**Short problem**:
Go through the records below from the first line and print each one exactly, stopping after the line that contains "const droughtB = [37, 30, 23, 10];". Do not print pictures or anything past that line.

Figure scripts:
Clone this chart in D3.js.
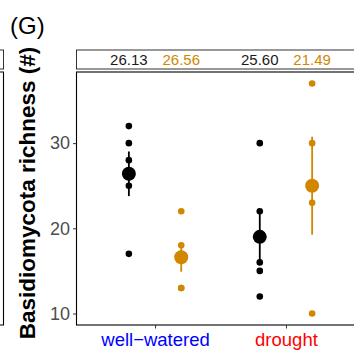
<!DOCTYPE html>
<html>
<head>
<meta charset="utf-8">
<script src="https://cdn.jsdelivr.net/npm/d3@7"></script>
<style>
  body { margin: 0; background: #fff; }
  text { font-family: "Liberation Sans", Arial, sans-serif; }
</style>
</head>
<body>
<div id="chart"></div>
<script>
// categories and groups
const treatments = ['well-watered', 'drought'];
const treatmentLabels = ['well\u2212watered', 'drought'];
const treatmentColors = ['#0000ff', '#ff0000'];
const groups = ['a', 'b'];
const groupColors = ['#000000', '#d18700'];

// raw richness values per treatment and group
const wellWateredA = [32, 30, 28, 25, 17];
const wellWateredB = [22, 18, 17, 13, 13];
const droughtA = [30, 22, 16, 15, 12];
const droughtB = [37, 30, 23, 10];

// strip labels
const stripLabels = [
  {treatment: 'well-watered', group: 'a', label: '26.13'},
  {treatment: 'well-watered', group: 'b', label: '26.56'},
  {treatment: 'drought', group: 'a', label: '25.60'},
  {treatment: 'drought', group: 'b', label: '21.49'}
];

const yTicks = [10, 20, 30];

const series = [
  {treatment: 'well-watered', group: 'a', values: wellWateredA},
  {treatment: 'well-watered', group: 'b', values: wellWateredB},
  {treatment: 'drought', group: 'a', values: droughtA},
  {treatment: 'drought', group: 'b', values: droughtB}
];

series.forEach(function(s) {
  const n = s.values.length;
  s.mean = d3.mean(s.values);
  s.se = d3.deviation(s.values) / Math.sqrt(n);
});

const width = 354, height = 354;
const panel = {left: 76.5, right: 364.5, top: 72, bottom: 325};
const strip = {top: 50, bottom: 69};

const svg = d3.select('#chart')
  .append('svg')
  .attr('width', width)
  .attr('height', height);

const x = d3.scalePoint()
  .domain(treatments)
  .range([panel.left, panel.right])
  .padding(0.6);

const dodge = d3.scalePoint()
  .domain(groups)
  .range([-x.step() * 0.2, x.step() * 0.2]);

const y = d3.scaleLinear()
  .domain([8.65, 38.35])
  .range([panel.bottom, panel.top]);

const color = d3.scaleOrdinal().domain(groups).range(groupColors);

// title
svg.append('text')
  .attr('x', 10)
  .attr('y', 34)
  .attr('font-size', 24)
  .text('(G)');

// neighbouring panel edge on the left
svg.append('rect')
  .attr('x', -20).attr('y', strip.top)
  .attr('width', 23.5).attr('height', strip.bottom - strip.top)
  .attr('fill', 'white').attr('stroke', '#333').attr('stroke-width', 1);
svg.append('path')
  .attr('d', `M-20,${panel.top}H3.5V${panel.bottom}H-20`)
  .attr('fill', 'none').attr('stroke', 'black').attr('stroke-width', 1.1);

// strip
svg.append('rect')
  .attr('x', panel.left).attr('y', strip.top)
  .attr('width', panel.right - panel.left).attr('height', strip.bottom - strip.top)
  .attr('fill', 'white').attr('stroke', '#333').attr('stroke-width', 1);

svg.selectAll('.strip-label')
  .data(stripLabels)
  .enter()
  .append('text')
  .attr('class', 'strip-label')
  .attr('x', function(d) { return x(d.treatment) + dodge(d.group); })
  .attr('y', 65)
  .attr('text-anchor', 'middle')
  .attr('font-size', 15)
  .attr('fill', function(d) { return d.group === 'a' ? '#1a1a1a' : color(d.group); })
  .text(function(d) { return d.label; });

// panel frame
svg.append('rect')
  .attr('x', panel.left).attr('y', panel.top)
  .attr('width', panel.right - panel.left).attr('height', panel.bottom - panel.top)
  .attr('fill', 'none').attr('stroke', 'black').attr('stroke-width', 1.1);

// y axis
const yAxis = svg.append('g')
  .attr('transform', `translate(${panel.left}, 0)`)
  .call(d3.axisLeft(y).tickValues(yTicks).tickSize(3.5).tickPadding(3));
yAxis.select('.domain').remove();
yAxis.selectAll('line').attr('stroke', '#333');
yAxis.selectAll('text')
  .attr('font-size', 18)
  .attr('fill', '#4d4d4d')
  .attr('font-family', '"Liberation Sans", Arial, sans-serif');

// x axis
const xAxis = svg.append('g')
  .attr('transform', `translate(0, ${panel.bottom})`)
  .call(d3.axisBottom(x).tickSize(3.5).tickPadding(4)
    .tickFormat(function(d, i) { return treatmentLabels[i]; }));
xAxis.select('.domain').remove();
xAxis.selectAll('line').attr('stroke', '#333');
xAxis.selectAll('text')
  .attr('font-size', 18.5)
  .attr('font-family', '"Liberation Sans", Arial, sans-serif')
  .attr('fill', function(d, i) { return treatmentColors[i]; });

// y label
svg.append('text')
  .attr('transform', 'translate(35, 193) rotate(-90)')
  .attr('text-anchor', 'middle')
  .attr('font-size', 22.5)
  .attr('font-weight', 'bold')
  .text('Basidiomycota richness (#)');

// raw points
const points = [];
series.forEach(function(s) {
  s.values.forEach(function(v) {
    points.push({treatment: s.treatment, group: s.group, value: v});
  });
});

svg.selectAll('.pt')
  .data(points)
  .enter()
  .append('circle')
  .attr('class', 'pt')
  .attr('cx', function(d) { return x(d.treatment) + dodge(d.group); })
  .attr('cy', function(d) { return y(d.value); })
  .attr('r', 3.3)
  .attr('fill', function(d) { return color(d.group); });

// error bars (mean +/- se)
svg.selectAll('.err')
  .data(series)
  .enter()
  .append('line')
  .attr('class', 'err')
  .attr('x1', function(d) { return x(d.treatment) + dodge(d.group); })
  .attr('x2', function(d) { return x(d.treatment) + dodge(d.group); })
  .attr('y1', function(d) { return y(d.mean - d.se); })
  .attr('y2', function(d) { return y(d.mean + d.se); })
  .attr('stroke', function(d) { return color(d.group); })
  .attr('stroke-width', 1.8);

// means
svg.selectAll('.mean')
  .data(series)
  .enter()
  .append('circle')
  .attr('class', 'mean')
  .attr('cx', function(d) { return x(d.treatment) + dodge(d.group); })
  .attr('cy', function(d) { return y(d.mean); })
  .attr('r', 7)
  .attr('fill', function(d) { return color(d.group); });
</script>
</body>
</html>
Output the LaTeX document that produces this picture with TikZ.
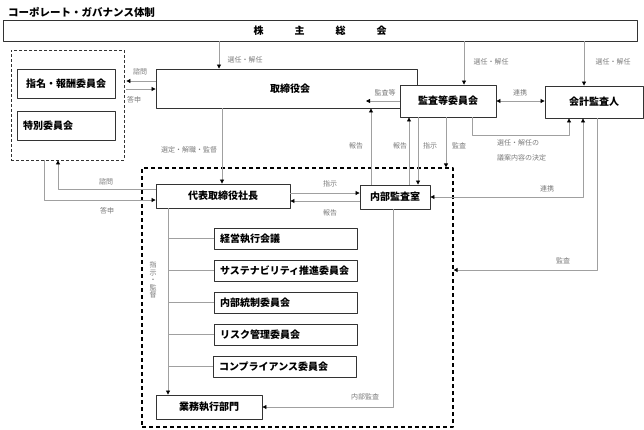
\documentclass[tikz,border=0pt]{standalone}
\usepackage{fontspec}
\setmainfont{Noto Sans CJK JP}
\usetikzlibrary{arrows.meta}
\definecolor{lngray}{HTML}{A0A0A0}
\definecolor{txgray}{HTML}{7A7A7A}
\tikzset{
  box/.style={draw=black!80, line width=0.9pt, fill=white, inner sep=0pt, font=\fontsize{10}{12}\selectfont\bfseries},
  subbox/.style={box, minimum width=143pt, minimum height=21pt, text width=131pt, align=left, inner xsep=6pt},
  conn/.style={draw=lngray, line width=0.8pt},
  lbl/.style={text=txgray, font=\fontsize{7}{8}\selectfont, inner sep=1pt},
}
\begin{document}
\begin{tikzpicture}[x=1pt, y=-1pt, >={Triangle[length=4pt,width=4pt,color=black]}, line join=round]
	\useasboundingbox (0,0) rectangle (644,429);
	\node[anchor=west, inner sep=0pt, font=\fontsize{10.5}{12}\selectfont\bfseries] (title) at (8,12) {コーポレート・ガバナンス体制};
	% 枠
	\node[draw=black!80, densely dashed, line width=0.8pt, minimum width=113pt, minimum height=110pt] (adv) at (67.5,105) {};
	\node[draw=black, dash pattern=on 4pt off 3pt, line width=1.2pt, minimum width=311pt, minimum height=259pt] (exec) at (297.5,297.5) {};
	% 機関
	\node[box, minimum width=634pt, minimum height=21pt] (share) at (320,30.5) {株\hspace{31pt}主\hspace{31pt}総\hspace{31pt}会};
	\node[box, minimum width=98pt, minimum height=29pt] (nom) at (66,83.5) {指名・報酬委員会};
	\node[box, minimum width=98pt, minimum height=29pt, text width=86pt, align=left] (spc) at (66,125.5) {特別委員会};
	\node[box, minimum width=261pt, minimum height=39pt] (board) at (286.5,88.5) {\hspace{7pt}取締役会};
	\node[box, minimum width=96pt, minimum height=32pt] (audit) at (448,101) {監査等委員会};
	\node[box, minimum width=98pt, minimum height=32pt] (acct) at (594,102) {会計監査人};
	\node[box, minimum width=134pt, minimum height=24pt] (ceo) at (223,196) {代表取締役社長};
	\node[box, minimum width=70pt, minimum height=24pt] (ia) at (395,197) {内部監査室};
	\node[subbox] (mtg) at (285.5,238.5) {経営執行会議};
	\node[subbox] (sus) at (285.5,270.5) {サステナビリティ推進委員会};
	\node[subbox] (ic) at (285.5,302.5) {内部統制委員会};
	\node[subbox] (risk) at (285.5,334.5) {リスク管理委員会};
	\node[subbox] (comp) at (284.5,366.5) {コンプライアンス委員会};
	\node[box, minimum width=106pt, minimum height=24pt] (ops) at (209,407) {業務執行部門};
	\coordinate (boardin) at (366,101);
	% 株主総会から
	\draw[conn,->] (share.south -| 219,0) -- (board.north -| 219,0);
	\draw[conn,->] (share.south -| 464,0) -- (audit.north -| 464,0);
	\draw[conn,->] (share.south -| 584,0) -- (acct.north -| 584,0);
	\node[lbl] at (245,60) {選任・解任};
	\node[lbl] at (491,62) {選任・解任};
	\node[lbl] at (613,62) {選任・解任};
	% 取締役会と委員会
	\draw[conn,->] (board.west |- 0,81) -- ([xshift=2pt]adv.east |- 0,81);
	\draw[conn,->] ([xshift=2pt]adv.east |- 0,89) -- (board.west |- 0,89);
	\node[lbl] at (140,72) {諮問};
	\node[lbl] at (134,100) {答申};
	\draw[conn,->] (board.south -| 222,0) -- (ceo.north -| 222,0);
	\node[lbl] at (189,150) {選定・解職・監督};
	\draw[conn,->] (ceo.west |- 0,189) -| (adv.south -| 58,0);
	\draw[conn,->] (adv.south -| 44,0) |- (ceo.west |- 0,200);
	\node[lbl] at (106,182) {諮問};
	\node[lbl] at (107,211) {答申};
	% 監査等委員会
	\draw[conn,->] (audit.west) -- (boardin);
	\node[lbl] at (385,93) {監査等};
	\draw[conn,<->] (audit.east) -- (acct.west |- audit.east);
	\node[lbl] at (520,93) {連携};
	\draw[conn,->] (ia.north -| 371,0) -- (board.south -| 371,0);
	\draw[conn,->] (ia.north -| 409,0) -- (audit.south -| 409,0);
	\draw[conn,->] (audit.south -| 418,0) -- (ia.north -| 418,0);
	\draw[conn,->] (audit.south -| 446,0) -- (exec.north -| 446,0);
	\node[lbl] at (356,146) {報告};
	\node[lbl] at (400,146) {報告};
	\node[lbl] at (430,146) {指示};
	\node[lbl] at (459,146) {監査};
	\draw[conn,->] (audit.south -| 472,0) -- (472,135) -| (acct.south -| 569,0);
	\node[lbl, anchor=west, align=left, font=\fontsize{7}{15}\selectfont] at (496,150.5) {選任・解任の\\議案内容の決定};
	% 会計監査人
	\draw[conn,<->] (acct.south -| 583,0) |- (ia.east);
	\node[lbl] at (547,189) {連携};
	\draw[conn,->] (acct.south -| 597,0) |- (exec.east |- 0,270);
	\node[lbl] at (563,261) {監査};
	% 執行
	\draw[conn,->] (ceo.east |- 0,193) -- (ia.west |- 0,193);
	\draw[conn,->] (ia.west |- 0,201) -- (ceo.east |- 0,201);
	\node[lbl] at (330,184) {指示};
	\node[lbl] at (330,213) {報告};
	\draw[conn,->] (ceo.south -| 168,0) -- (ops.north -| 168,0);
	\draw[conn] (mtg.west -| 168,0) -- (mtg.west);
	\draw[conn] (sus.west -| 168,0) -- (sus.west);
	\draw[conn] (ic.west -| 168,0) -- (ic.west);
	\draw[conn] (risk.west -| 168,0) -- (risk.west);
	\draw[conn] (comp.west -| 168,0) -- (comp.west);
	\node[lbl, align=center, font=\fontsize{7}{7.6}\selectfont] at (153,280) {指\\示\\・\\監\\督};
	\draw[conn,->] (ia.south -| 393,0) |- (ops.east);
	\node[lbl] at (365,397) {内部監査};
\end{tikzpicture}
\end{document}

**Task response**:
Clone this chart in D3.js.
<!DOCTYPE html>
<html>
<head>
<meta charset="utf-8">
<script src="https://cdn.jsdelivr.net/npm/d3@7"></script>
<style>
  body { margin: 0; background: #fff; }
  text { font-family: "Liberation Sans", Arial, sans-serif; }
</style>
</head>
<body>
<div id="chart"></div>
<script>
// categories and groups
const treatments = ['well-watered', 'drought'];
const treatmentLabels = ['well\u2212watered', 'drought'];
const treatmentColors = ['#0000ff', '#ff0000'];
const groups = ['a', 'b'];
const groupColors = ['#000000', '#d18700'];

// raw richness values per treatment and group
const wellWateredA = [32, 30, 28, 25, 17];
const wellWateredB = [22, 18, 17, 13, 13];
const droughtA = [30, 22, 16, 15, 12];
const droughtB = [37, 30, 23, 10];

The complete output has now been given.